The ferry dock is about a 10 minute walk from the Durst development. However, the dock is close to Astoria Houses and many other residents in this mushrooming section of Astoria.
But the proposal is viewed by Durst as being logical.
“Despite being only 1,000 feet from each other, it takes over an hour to travel from Astoria to the Upper East Side by way of public transportation,” Barowitz said. “A ferry would cut that down to about 5 minutes.”
Durst has already received the support of the Old Astoria Civic Association (OANA),a local non-profit advocacy group. The organization argues that the extra ferry stop would have a positive economic impact on all neighborhoods along the expanded route.
OANA also says that the extension of the ferry line would lessen the amount of vehicles on the road, provide greater access to the Astoria waterfront, and offer commuters improved access to the 2nd Avenue subway in Manhattan.

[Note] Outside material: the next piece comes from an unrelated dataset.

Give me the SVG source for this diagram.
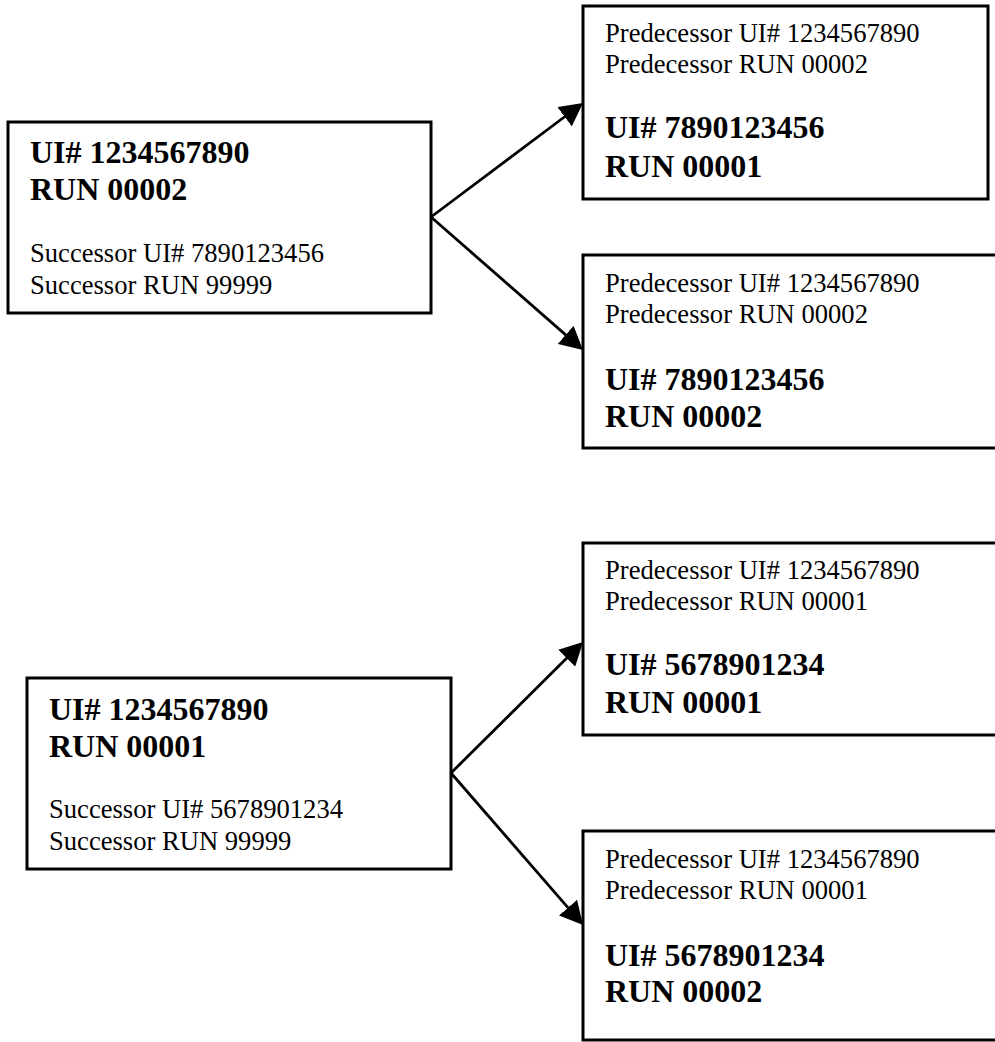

The Astoria group also notes that the cost of the additional stop would be low, since the infrastructure is already in place.
Stephanie Baez, a spokesperson for the EDC, said the city looks forward to reviewing Durst’s proposal. She said that NYC Ferry would not be able to work on the proposed extension until after 2021 due to other work.
This work includes opening a new route from Staten Island to the West Side in 2020, adding a route from Coney Island that will connect Bay Ridge and Manhattan in 2021, as well as the addition of a Throgs Neck stop to its Soundview line in the Bronx in 2021.
“We’re focused on providing a high-quality service and reaching New Yorkers that reside in transit-starved neighborhoods,” Baez said. “We look forward to hearing the details of the Durst Organization’s proposal.”